Wednesday, May 21, 2014

overreacting & the BLOW OFF

If you are female, then chances are you've been told by your boyfriend, husband, fuck buddy, or male bosses that you are "overreacting" about something.  As women, we are told this all the time.  During a recent argument with my husband, when he threw the O word at me, I simply said:  "No.  I'm not overreacting, I'm reacting."  It kind of shut him up and I thought it was the perfect comeback ever-- and then I heard Ramona Singer say the same thing on Watch What Happens Live about throwing a wine glass in someone's face after they splashed her with water and I thought: shit.  Are men right?  Are we all a bunch of overreacters?

Yes and no.  Obviously, this is one of those case by case kind of things.  And one where hindsight plays a huge role.  It usually takes me twenty-four hours after the fact to figure out if my reaction was on par with the injustice committed against me or if I just got carried away in the argument.  If I surmise that I went overboard, I usually always fess up and apologize.   
That said, I still don't want to be told in the moment that I'm overreacting.  Guys: I know it's tempting to say it and I know most of the time it's true, but in the heat of a fight, all you're going to achieve with the OR defense is causing your wife or girlfriend to have another bad reaction.  I promise, not many of us hear "you're overreacting" and say: you know what?  You're completely right.  I am overreacting.  I'm so sorry.

Instead, you know what we think when you tell us that's what we're doing?  You don't understand why we're upset.  You don't get what you did that made us upset.  And in the process, you're diminishing our feelings and the fact that we are upset. 

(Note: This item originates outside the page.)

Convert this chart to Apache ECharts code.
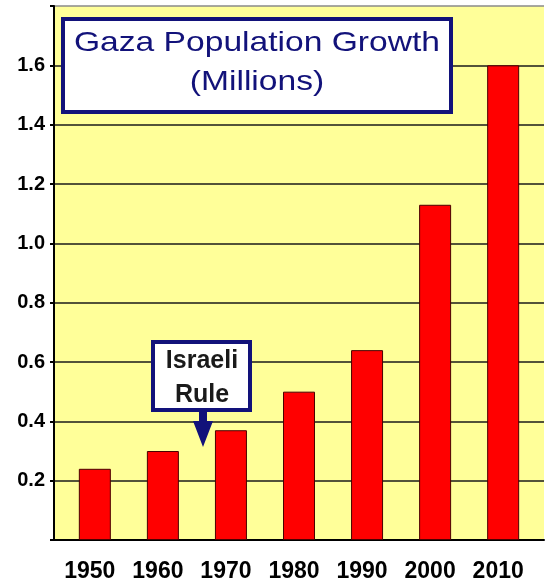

I'm not saying it's right. In a perfect world, we would all be able to take an objective look at our feelings, our hormone levels, and the real reasons we're upset-- but we're not always capable of that.  And sometimes, if I may, some dudes have a tendency to under-react.  Like, situations that would make the average human being feel incredibly sad don't seem to illicit much of a reaction from a lot of the men I know.  Under-reacting can also be a shitty thing too.

SO what's the solution?  The only thing I can come up with is a "reaction hotline."  Mid-fight you could slip into the bathroom, call a 1-800 number, simply explain the situation to an objective party and they can tell you right then and there if you're having an appropriate reaction. Actually, someone please start that hotline.  I will add it to my speed dial.  But don't be surprised if I go ape-shit on the phone if you tell me I'm overreacting.